PROVIDED DATA –
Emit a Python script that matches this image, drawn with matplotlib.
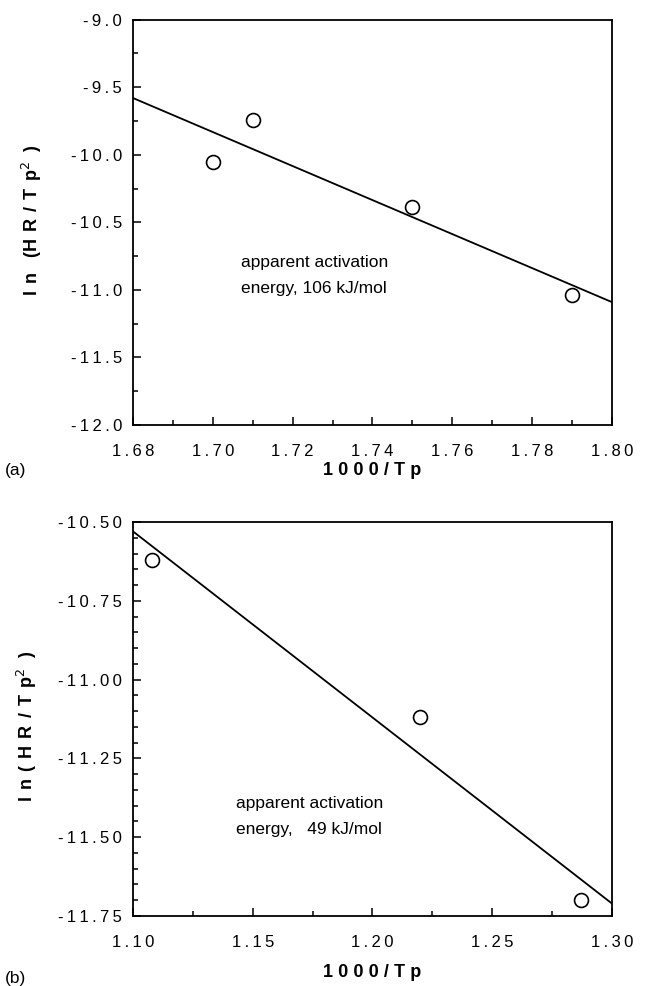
import matplotlib
matplotlib.use("Agg")
import matplotlib.pyplot as plt
from matplotlib.ticker import MultipleLocator, FuncFormatter

plt.rcParams["font.family"] = ["Liberation Sans", "DejaVu Sans"]
plt.rcParams["axes.unicode_minus"] = False

# panel (a) data
a_x = [1.700, 1.710, 1.750, 1.790]
a_y = [-10.05, -9.74, -10.39, -11.04]
a_fit_x = [1.68, 1.80]
a_fit_y = [-9.58, -11.09]

# panel (b) data
b_x = [1.108, 1.220, 1.287]
b_y = [-10.62, -11.12, -11.70]
b_fit_x = [1.10, 1.30]
b_fit_y = [-10.53, -11.71]

TS = "\u2009"  # thin space, the original has wide letter spacing
TS2 = TS + TS
XSEP = TS + "\u200a"


def spaced(s, sep=TS):
    return sep.join(s)


def fmt(nd):
    return FuncFormatter(lambda v, pos: spaced(f"{v:.{nd}f}"))


fig = plt.figure(figsize=(6.46, 9.86), dpi=100)
ax1 = fig.add_axes([0.206, 0.569, 0.741, 0.411])
ax2 = fig.add_axes([0.206, 0.071, 0.741, 0.3996])


def style(ax):
    for s in ax.spines.values():
        s.set_linewidth(1.3)
    ax.tick_params(which="both", direction="in", top=False, right=False,
                   labelsize=12, width=1.1)
    ax.tick_params(axis="y", pad=8)
    ax.tick_params(axis="x", pad=14)
    ax.tick_params(which="major", length=6)
    ax.tick_params(which="minor", length=3.5)


ax1.plot(a_fit_x, a_fit_y, color="black", lw=1.3)
ax1.plot(a_x, a_y, "o", mfc="white", mec="black", ms=10, mew=1.2)
ax1.set_xlim(1.68, 1.80)
ax1.set_ylim(-12.0, -9.0)
ax1.xaxis.set_major_locator(MultipleLocator(0.02))
ax1.xaxis.set_minor_locator(MultipleLocator(0.01))
ax1.yaxis.set_major_locator(MultipleLocator(0.5))
ax1.yaxis.set_minor_locator(MultipleLocator(0.25))
ax1.xaxis.set_major_formatter(fmt(2))
ax1.yaxis.set_major_formatter(fmt(1))
style(ax1)
ax1.set_xlabel(spaced("1000/Tp", XSEP), fontsize=13, fontweight="bold")
ax1.xaxis.set_label_coords(0.5, -0.092)
ax1.set_ylabel(spaced("ln", TS2) + "   (" + spaced("HR/Tp", TS2) + "$^{2}$  )",
               fontsize=13, fontweight="bold")
ax1.yaxis.set_label_coords(-0.186, 0.506)
ax1.text(1.707, -10.74, "apparent activation\nenergy, 106 kJ/mol",
         fontsize=12.5, va="top", linespacing=1.95)
fig.text(0.008, 0.518, "(a)", fontsize=12.5)

ax2.plot(b_fit_x, b_fit_y, color="black", lw=1.3)
ax2.plot(b_x, b_y, "o", mfc="white", mec="black", ms=10, mew=1.2)
ax2.set_xlim(1.10, 1.30)
ax2.set_ylim(-11.75, -10.50)
ax2.xaxis.set_major_locator(MultipleLocator(0.05))
ax2.xaxis.set_minor_locator(MultipleLocator(0.025))
ax2.yaxis.set_major_locator(MultipleLocator(0.25))
ax2.yaxis.set_minor_locator(MultipleLocator(0.05))
ax2.xaxis.set_major_formatter(fmt(2))
ax2.yaxis.set_major_formatter(fmt(2))
style(ax2)
ax2.set_xlabel(spaced("1000/Tp", XSEP), fontsize=13, fontweight="bold")
ax2.xaxis.set_label_coords(0.5, -0.122)
ax2.set_ylabel(spaced("ln(HR/Tp", TS2) + "$^{2}$  )",
               fontsize=13, fontweight="bold")
ax2.yaxis.set_label_coords(-0.197, 0.48)
ax2.text(1.143, -11.37, "apparent activation\nenergy,   49 kJ/mol",
         fontsize=12.5, va="top", linespacing=1.9)
fig.text(0.008, 0.003, "(b)", fontsize=12.5)

fig.savefig("out.png", dpi=100, facecolor="white")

GOAL OF THE EXERCISE –
Retype everything in the material word for word, minus pictures.

FULL RESPONSE –
Emit a Python script that matches this image, drawn with matplotlib.
import matplotlib
matplotlib.use("Agg")
import matplotlib.pyplot as plt
from matplotlib.ticker import MultipleLocator, FuncFormatter

plt.rcParams["font.family"] = ["Liberation Sans", "DejaVu Sans"]
plt.rcParams["axes.unicode_minus"] = False

# panel (a) data
a_x = [1.700, 1.710, 1.750, 1.790]
a_y = [-10.05, -9.74, -10.39, -11.04]
a_fit_x = [1.68, 1.80]
a_fit_y = [-9.58, -11.09]

# panel (b) data
b_x = [1.108, 1.220, 1.287]
b_y = [-10.62, -11.12, -11.70]
b_fit_x = [1.10, 1.30]
b_fit_y = [-10.53, -11.71]

TS = "\u2009"  # thin space, the original has wide letter spacing
TS2 = TS + TS
XSEP = TS + "\u200a"


def spaced(s, sep=TS):
    return sep.join(s)


def fmt(nd):
    return FuncFormatter(lambda v, pos: spaced(f"{v:.{nd}f}"))


fig = plt.figure(figsize=(6.46, 9.86), dpi=100)
ax1 = fig.add_axes([0.206, 0.569, 0.741, 0.411])
ax2 = fig.add_axes([0.206, 0.071, 0.741, 0.3996])


def style(ax):
    for s in ax.spines.values():
        s.set_linewidth(1.3)
    ax.tick_params(which="both", direction="in", top=False, right=False,
                   labelsize=12, width=1.1)
    ax.tick_params(axis="y", pad=8)
    ax.tick_params(axis="x", pad=14)
    ax.tick_params(which="major", length=6)
    ax.tick_params(which="minor", length=3.5)


ax1.plot(a_fit_x, a_fit_y, color="black", lw=1.3)
ax1.plot(a_x, a_y, "o", mfc="white", mec="black", ms=10, mew=1.2)
ax1.set_xlim(1.68, 1.80)
ax1.set_ylim(-12.0, -9.0)
ax1.xaxis.set_major_locator(MultipleLocator(0.02))
ax1.xaxis.set_minor_locator(MultipleLocator(0.01))
ax1.yaxis.set_major_locator(MultipleLocator(0.5))
ax1.yaxis.set_minor_locator(MultipleLocator(0.25))
ax1.xaxis.set_major_formatter(fmt(2))
ax1.yaxis.set_major_formatter(fmt(1))
style(ax1)
ax1.set_xlabel(spaced("1000/Tp", XSEP), fontsize=13, fontweight="bold")
ax1.xaxis.set_label_coords(0.5, -0.092)
ax1.set_ylabel(spaced("ln", TS2) + "   (" + spaced("HR/Tp", TS2) + "$^{2}$  )",
               fontsize=13, fontweight="bold")
ax1.yaxis.set_label_coords(-0.186, 0.506)
ax1.text(1.707, -10.74, "apparent activation\nenergy, 106 kJ/mol",
         fontsize=12.5, va="top", linespacing=1.95)
fig.text(0.008, 0.518, "(a)", fontsize=12.5)

ax2.plot(b_fit_x, b_fit_y, color="black", lw=1.3)
ax2.plot(b_x, b_y, "o", mfc="white", mec="black", ms=10, mew=1.2)
ax2.set_xlim(1.10, 1.30)
ax2.set_ylim(-11.75, -10.50)
ax2.xaxis.set_major_locator(MultipleLocator(0.05))
ax2.xaxis.set_minor_locator(MultipleLocator(0.025))
ax2.yaxis.set_major_locator(MultipleLocator(0.25))
ax2.yaxis.set_minor_locator(MultipleLocator(0.05))
ax2.xaxis.set_major_formatter(fmt(2))
ax2.yaxis.set_major_formatter(fmt(2))
style(ax2)
ax2.set_xlabel(spaced("1000/Tp", XSEP), fontsize=13, fontweight="bold")
ax2.xaxis.set_label_coords(0.5, -0.122)
ax2.set_ylabel(spaced("ln(HR/Tp", TS2) + "$^{2}$  )",
               fontsize=13, fontweight="bold")
ax2.yaxis.set_label_coords(-0.197, 0.48)
ax2.text(1.143, -11.37, "apparent activation\nenergy,   49 kJ/mol",
         fontsize=12.5, va="top", linespacing=1.9)
fig.text(0.008, 0.003, "(b)", fontsize=12.5)

fig.savefig("out.png", dpi=100, facecolor="white")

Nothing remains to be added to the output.